- [Task instructions]:
Identify all lines below that hold "this" and collect them.

* BEGIN Given records *

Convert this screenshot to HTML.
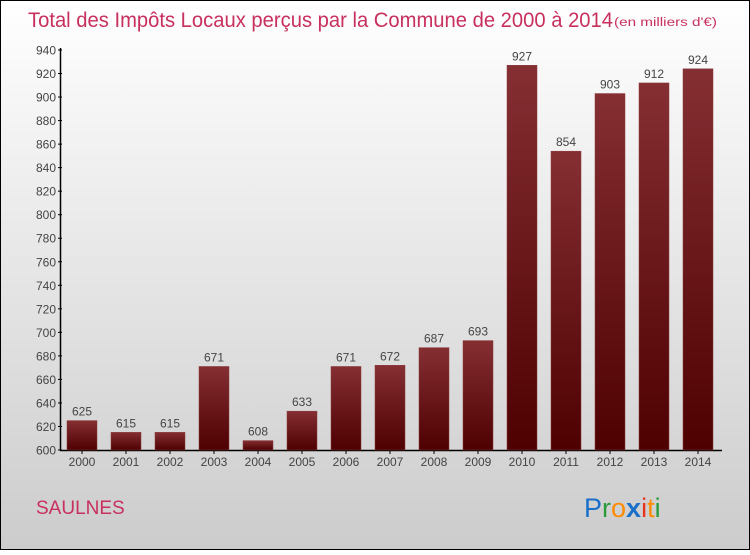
<!DOCTYPE html>
<html><head><meta charset="utf-8"><style>
html,body{margin:0;padding:0}
body{width:750px;height:550px;overflow:hidden;font-family:"Liberation Sans",sans-serif}
</style></head><body>
<svg width="750" height="550" xmlns="http://www.w3.org/2000/svg">
<defs>
<linearGradient id="bg" x1="0" y1="0" x2="0" y2="1"><stop offset="0" stop-color="#ffffff"/><stop offset="1" stop-color="#cccccc"/></linearGradient>
<linearGradient id="bar" x1="0" y1="0" x2="0" y2="1"><stop offset="0" stop-color="#852f33"/><stop offset="1" stop-color="#4e0000"/></linearGradient>
</defs>
<rect x="0.5" y="0.5" width="749" height="549" fill="url(#bg)" stroke="#000"/>
<text x="28" y="27" font-size="21" fill="#c8305e" textLength="585" lengthAdjust="spacingAndGlyphs">Total des Impôts Locaux perçus par la Commune de 2000 à 2014</text>
<text x="614" y="26" font-size="11.5" fill="#c8305e" textLength="103" lengthAdjust="spacingAndGlyphs">(en milliers d'€)</text>
<g id="axes"></g>
<g id="bars"></g>
<text x="36" y="514" font-size="19" fill="#c8305e">SAULNES</text>
<g font-size="27" font-family="'Liberation Sans',sans-serif">
<text x="584" y="517"><tspan fill="#1a6fc9">P</tspan><tspan fill="#2a9a3a">r</tspan><tspan fill="#ff8c00">o</tspan><tspan fill="#1a6fc9" font-weight="bold">x</tspan><tspan fill="#e8321e">i</tspan><tspan fill="#ff8c00">t</tspan><tspan fill="#2a9a3a">i</tspan></text>
</g>
</svg>
<script>
const years=["2000","2001","2002","2003","2004","2005","2006","2007","2008","2009","2010","2011","2012","2013","2014"];
const values=[625,615,615,671,608,633,671,672,687,693,927,854,903,912,924];
const yTicks=[600,620,640,660,680,700,720,740,760,780,800,820,840,860,880,900,920,940];
const NS="http://www.w3.org/2000/svg";
const y0=450,y1=50,vmin=600,vmax=940;
function yScale(v){return y0-(v-vmin)*(y0-y1)/(vmax-vmin);}
function xScale(i){return 82+i*44;}
function el(t,a,p,txt){const e=document.createElementNS(NS,t);for(const k in a)e.setAttribute(k,a[k]);if(txt!=null)e.textContent=txt;p.appendChild(e);return e;}
const ax=document.getElementById('axes'),bg=document.getElementById('bars');
let l=el('line',{x1:60.5,y1:y1-2,x2:60.5,y2:y0,stroke:'#000','stroke-width':1.5},ax);


l=el('line',{x1:60,y1:y0+0.5,x2:722,y2:y0+0.5,stroke:'#000','stroke-width':1.5},ax);


yTicks.forEach(v=>{const y=yScale(v);
el('line',{x1:58,x2:62,y1:y,y2:y,stroke:'#000'},ax);
const t=el('text',{x:56,y:y+4.5,'font-size':12,fill:'#444','text-anchor':'end'},ax,String(v));

});
years.forEach((yr,i)=>{const cx=xScale(i),v=values[i],y=yScale(v);
const r=el('rect',{x:cx-15,y:y,width:30,height:y0-y,fill:'url(#bar)',stroke:'#8a3a3e','stroke-width':0.5},bg);


const vt=el('text',{x:cx,y:y-5,'font-size':12,fill:'#444','text-anchor':'middle'},bg,String(v));


el('line',{x1:cx,x2:cx,y1:y0,y2:y0+4,stroke:'#000'},ax);
const xt=el('text',{x:cx,y:466,'font-size':12,fill:'#444','text-anchor':'middle'},ax,yr);

});
</script>
</body></html>
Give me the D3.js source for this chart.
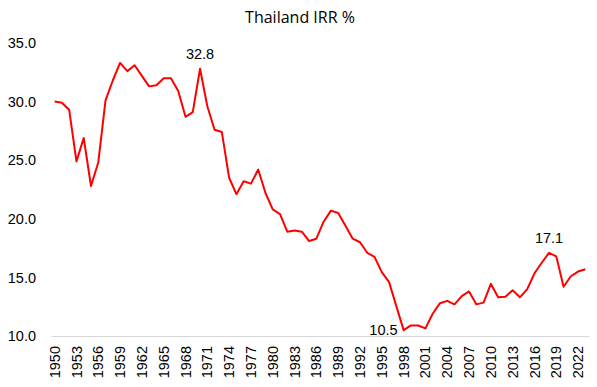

* END Given records *

- [Full answer]:
Convert this screenshot to HTML.
Give me the D3.js source for this chart.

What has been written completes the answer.